GOAL ->
Write out each line that follows exactly as it stands, without the pictures.

┌─ DATA SECTION

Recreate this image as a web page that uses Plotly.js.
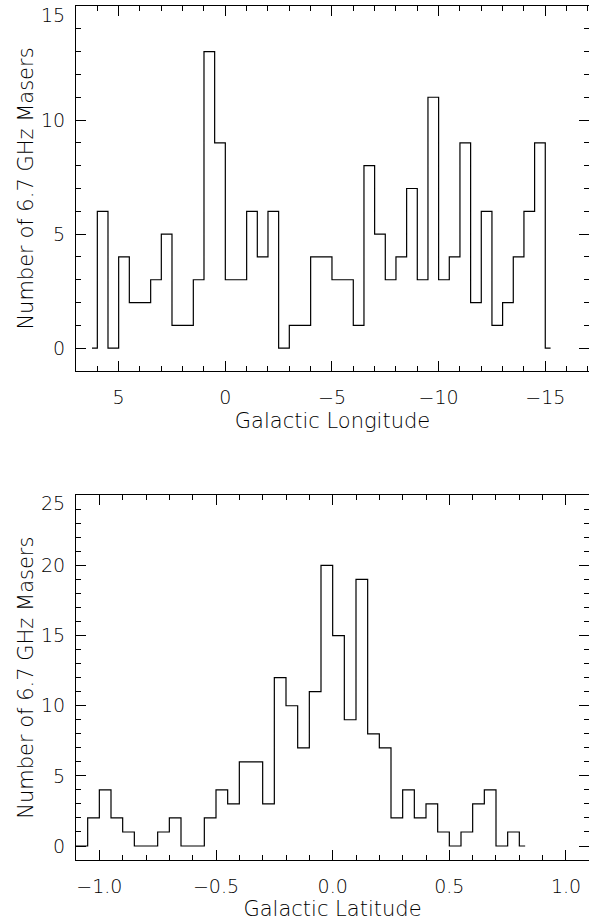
<!DOCTYPE html>
<html>
<head>
<meta charset="utf-8">
<script src="https://cdn.plot.ly/plotly-3.0.1.min.js"></script>
<style>
html,body{margin:0;padding:0;background:#fff;overflow:hidden;}
#chart{width:589px;height:922px;}
</style>
</head>
<body>
<div id="chart"></div>
<script>
// Galactic longitude histogram (bin centres, counts)
const lonCenters = [6.25, 5.75, 5.25, 4.75, 4.25, 3.75, 3.25, 2.75, 2.25, 1.75, 1.25, 0.75, 0.25, -0.25, -0.75, -1.25, -1.75, -2.25, -2.75, -3.25, -3.75, -4.25, -4.75, -5.25, -5.75, -6.25, -6.75, -7.25, -7.75, -8.25, -8.75, -9.25, -9.75, -10.25, -10.75, -11.25, -11.75, -12.25, -12.75, -13.25, -13.75, -14.25, -14.75, -15.25];
const lonCounts = [0, 6, 0, 4, 2, 2, 3, 5, 1, 1, 3, 13, 9, 3, 3, 6, 4, 6, 0, 1, 1, 4, 4, 3, 3, 1, 8, 5, 3, 4, 7, 3, 11, 3, 4, 9, 2, 6, 1, 2, 4, 6, 9, 0];

// Galactic latitude histogram (bin centres, counts)
const latCenters = [-1.125, -1.075, -1.025, -0.975, -0.925, -0.875, -0.825, -0.775, -0.725, -0.675, -0.625, -0.575, -0.525, -0.475, -0.425, -0.375, -0.325, -0.275, -0.225, -0.175, -0.125, -0.075, -0.025, 0.025, 0.075, 0.125, 0.175, 0.225, 0.275, 0.325, 0.375, 0.425, 0.475, 0.525, 0.575, 0.625, 0.675, 0.725, 0.775, 0.825];
const latCounts = [0, 0, 2, 4, 2, 1, 0, 0, 1, 2, 0, 0, 2, 4, 3, 6, 6, 3, 12, 10, 7, 11, 20, 15, 9, 19, 8, 7, 2, 4, 2, 3, 1, 0, 1, 3, 4, 0, 1, 0];

const lonTicks = [5, 0, -5, -10, -15];
const latTicks = [-1.0, -0.5, 0.0, 0.5, 1.0];
const countTicksTop = [0, 5, 10];
const countTopLabel = 15;
const countTicksBottom = [0, 5, 10, 15, 20];
const countBottomLabel = 25;
const yTitle = 'Number of 6.7 GHz Masers';

const TICKFONT = {family: '"DejaVu Sans", sans-serif', size: 19, color: '#000', weight: 200};
const TITLEFONT = {family: '"DejaVu Sans", sans-serif', size: 21, color: '#000', weight: 200};

const traces = [
  {x: lonCenters, y: lonCounts, type: 'scatter', mode: 'lines',
   line: {shape: 'hvh', color: '#000', width: 1.2}, xaxis: 'x', yaxis: 'y', hoverinfo: 'skip'},
  {x: latCenters, y: latCounts, type: 'scatter', mode: 'lines',
   line: {shape: 'hvh', color: '#000', width: 1.2}, xaxis: 'x2', yaxis: 'y2', hoverinfo: 'skip'}
];

function axisBase() {
  return {
    showgrid: false, zeroline: false, showline: true, linecolor: '#000', linewidth: 1,
    mirror: 'ticks', ticks: 'inside', ticklen: 10, tickwidth: 1, tickcolor: '#000',
    tickfont: TICKFONT, automargin: false, fixedrange: true
  };
}

const layout = {
  width: 589, height: 922,
  margin: {l: 76, r: 0, t: 0, b: 0},
  paper_bgcolor: '#fff', plot_bgcolor: '#fff',
  showlegend: false,
  font: TICKFONT,
  xaxis: Object.assign(axisBase(), {
    domain: [0, 1], anchor: 'y', range: [7, -17.05],
    tickmode: 'array', tickvals: lonTicks, ticklabelstandoff: 9,
    minor: {dtick: 1, ticklen: 5, ticks: 'inside', tickcolor: '#000'},
    title: {text: 'Galactic Longitude', font: TITLEFONT, standoff: 6}
  }),
  yaxis: Object.assign(axisBase(), {
    domain: [0.5976, 0.9935], anchor: 'x', range: [-1, 15],
    tickmode: 'array', tickvals: countTicksTop, ticklabelstandoff: 6,
    minor: {tickmode: 'linear', tick0: 0, dtick: 1, ticklen: 5, ticks: 'inside', tickcolor: '#000'},
    title: {text: yTitle, font: TITLEFONT, standoff: 1}
  }),
  xaxis2: Object.assign(axisBase(), {
    domain: [0, 1], anchor: 'y2', range: [-1.1, 1.0986],
    tickmode: 'array', tickvals: latTicks, tickformat: '.1f', ticklabelstandoff: 9,
    minor: {dtick: 0.1, ticklen: 5, ticks: 'inside', tickcolor: '#000'},
    title: {text: 'Galactic Latitude', font: TITLEFONT, standoff: 4}
  }),
  yaxis2: Object.assign(axisBase(), {
    domain: [0.0672, 0.4628], anchor: 'x2', range: [-1, 25],
    tickmode: 'array', tickvals: countTicksBottom, ticklabelstandoff: 6,
    minor: {tickmode: 'linear', tick0: 0, dtick: 1, ticklen: 5, ticks: 'inside', tickcolor: '#000'},
    title: {text: yTitle, font: TITLEFONT, standoff: 1}
  }),
  annotations: [
    {xref: 'paper', x: 0, yref: 'y', y: countTopLabel, text: String(countTopLabel),
     showarrow: false, xanchor: 'right', yanchor: 'middle', xshift: -9, yshift: -9, font: TICKFONT},
    {xref: 'paper', x: 0, yref: 'y2', y: countBottomLabel, text: String(countBottomLabel),
     showarrow: false, xanchor: 'right', yanchor: 'middle', xshift: -9, yshift: -8, font: TICKFONT}
  ]
};

// the top ticks (15 and 25) still need tick marks: add them as major ticks via minor grid already at every 1;
// extend major tick set for marks only
layout.yaxis.tickvals = countTicksTop.concat([countTopLabel]);
layout.yaxis.ticktext = countTicksTop.map(String).concat(['']);
layout.yaxis2.tickvals = countTicksBottom.concat([countBottomLabel]);
layout.yaxis2.ticktext = countTicksBottom.map(String).concat(['']);

Plotly.newPlot('chart', traces, layout, {staticPlot: true, displayModeBar: false});
</script>
</body>
</html>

└─

SOLUTION TO THIS PROBLEM ->
Recreate this image as a web page that uses Plotly.js.
<!DOCTYPE html>
<html>
<head>
<meta charset="utf-8">
<script src="https://cdn.plot.ly/plotly-3.0.1.min.js"></script>
<style>
html,body{margin:0;padding:0;background:#fff;overflow:hidden;}
#chart{width:589px;height:922px;}
</style>
</head>
<body>
<div id="chart"></div>
<script>
// Galactic longitude histogram (bin centres, counts)
const lonCenters = [6.25, 5.75, 5.25, 4.75, 4.25, 3.75, 3.25, 2.75, 2.25, 1.75, 1.25, 0.75, 0.25, -0.25, -0.75, -1.25, -1.75, -2.25, -2.75, -3.25, -3.75, -4.25, -4.75, -5.25, -5.75, -6.25, -6.75, -7.25, -7.75, -8.25, -8.75, -9.25, -9.75, -10.25, -10.75, -11.25, -11.75, -12.25, -12.75, -13.25, -13.75, -14.25, -14.75, -15.25];
const lonCounts = [0, 6, 0, 4, 2, 2, 3, 5, 1, 1, 3, 13, 9, 3, 3, 6, 4, 6, 0, 1, 1, 4, 4, 3, 3, 1, 8, 5, 3, 4, 7, 3, 11, 3, 4, 9, 2, 6, 1, 2, 4, 6, 9, 0];

// Galactic latitude histogram (bin centres, counts)
const latCenters = [-1.125, -1.075, -1.025, -0.975, -0.925, -0.875, -0.825, -0.775, -0.725, -0.675, -0.625, -0.575, -0.525, -0.475, -0.425, -0.375, -0.325, -0.275, -0.225, -0.175, -0.125, -0.075, -0.025, 0.025, 0.075, 0.125, 0.175, 0.225, 0.275, 0.325, 0.375, 0.425, 0.475, 0.525, 0.575, 0.625, 0.675, 0.725, 0.775, 0.825];
const latCounts = [0, 0, 2, 4, 2, 1, 0, 0, 1, 2, 0, 0, 2, 4, 3, 6, 6, 3, 12, 10, 7, 11, 20, 15, 9, 19, 8, 7, 2, 4, 2, 3, 1, 0, 1, 3, 4, 0, 1, 0];

const lonTicks = [5, 0, -5, -10, -15];
const latTicks = [-1.0, -0.5, 0.0, 0.5, 1.0];
const countTicksTop = [0, 5, 10];
const countTopLabel = 15;
const countTicksBottom = [0, 5, 10, 15, 20];
const countBottomLabel = 25;
const yTitle = 'Number of 6.7 GHz Masers';

const TICKFONT = {family: '"DejaVu Sans", sans-serif', size: 19, color: '#000', weight: 200};
const TITLEFONT = {family: '"DejaVu Sans", sans-serif', size: 21, color: '#000', weight: 200};

const traces = [
  {x: lonCenters, y: lonCounts, type: 'scatter', mode: 'lines',
   line: {shape: 'hvh', color: '#000', width: 1.2}, xaxis: 'x', yaxis: 'y', hoverinfo: 'skip'},
  {x: latCenters, y: latCounts, type: 'scatter', mode: 'lines',
   line: {shape: 'hvh', color: '#000', width: 1.2}, xaxis: 'x2', yaxis: 'y2', hoverinfo: 'skip'}
];

function axisBase() {
  return {
    showgrid: false, zeroline: false, showline: true, linecolor: '#000', linewidth: 1,
    mirror: 'ticks', ticks: 'inside', ticklen: 10, tickwidth: 1, tickcolor: '#000',
    tickfont: TICKFONT, automargin: false, fixedrange: true
  };
}

const layout = {
  width: 589, height: 922,
  margin: {l: 76, r: 0, t: 0, b: 0},
  paper_bgcolor: '#fff', plot_bgcolor: '#fff',
  showlegend: false,
  font: TICKFONT,
  xaxis: Object.assign(axisBase(), {
    domain: [0, 1], anchor: 'y', range: [7, -17.05],
    tickmode: 'array', tickvals: lonTicks, ticklabelstandoff: 9,
    minor: {dtick: 1, ticklen: 5, ticks: 'inside', tickcolor: '#000'},
    title: {text: 'Galactic Longitude', font: TITLEFONT, standoff: 6}
  }),
  yaxis: Object.assign(axisBase(), {
    domain: [0.5976, 0.9935], anchor: 'x', range: [-1, 15],
    tickmode: 'array', tickvals: countTicksTop, ticklabelstandoff: 6,
    minor: {tickmode: 'linear', tick0: 0, dtick: 1, ticklen: 5, ticks: 'inside', tickcolor: '#000'},
    title: {text: yTitle, font: TITLEFONT, standoff: 1}
  }),
  xaxis2: Object.assign(axisBase(), {
    domain: [0, 1], anchor: 'y2', range: [-1.1, 1.0986],
    tickmode: 'array', tickvals: latTicks, tickformat: '.1f', ticklabelstandoff: 9,
    minor: {dtick: 0.1, ticklen: 5, ticks: 'inside', tickcolor: '#000'},
    title: {text: 'Galactic Latitude', font: TITLEFONT, standoff: 4}
  }),
  yaxis2: Object.assign(axisBase(), {
    domain: [0.0672, 0.4628], anchor: 'x2', range: [-1, 25],
    tickmode: 'array', tickvals: countTicksBottom, ticklabelstandoff: 6,
    minor: {tickmode: 'linear', tick0: 0, dtick: 1, ticklen: 5, ticks: 'inside', tickcolor: '#000'},
    title: {text: yTitle, font: TITLEFONT, standoff: 1}
  }),
  annotations: [
    {xref: 'paper', x: 0, yref: 'y', y: countTopLabel, text: String(countTopLabel),
     showarrow: false, xanchor: 'right', yanchor: 'middle', xshift: -9, yshift: -9, font: TICKFONT},
    {xref: 'paper', x: 0, yref: 'y2', y: countBottomLabel, text: String(countBottomLabel),
     showarrow: false, xanchor: 'right', yanchor: 'middle', xshift: -9, yshift: -8, font: TICKFONT}
  ]
};

// the top ticks (15 and 25) still need tick marks: add them as major ticks via minor grid already at every 1;
// extend major tick set for marks only
layout.yaxis.tickvals = countTicksTop.concat([countTopLabel]);
layout.yaxis.ticktext = countTicksTop.map(String).concat(['']);
layout.yaxis2.tickvals = countTicksBottom.concat([countBottomLabel]);
layout.yaxis2.ticktext = countTicksBottom.map(String).concat(['']);

Plotly.newPlot('chart', traces, layout, {staticPlot: true, displayModeBar: false});
</script>
</body>
</html>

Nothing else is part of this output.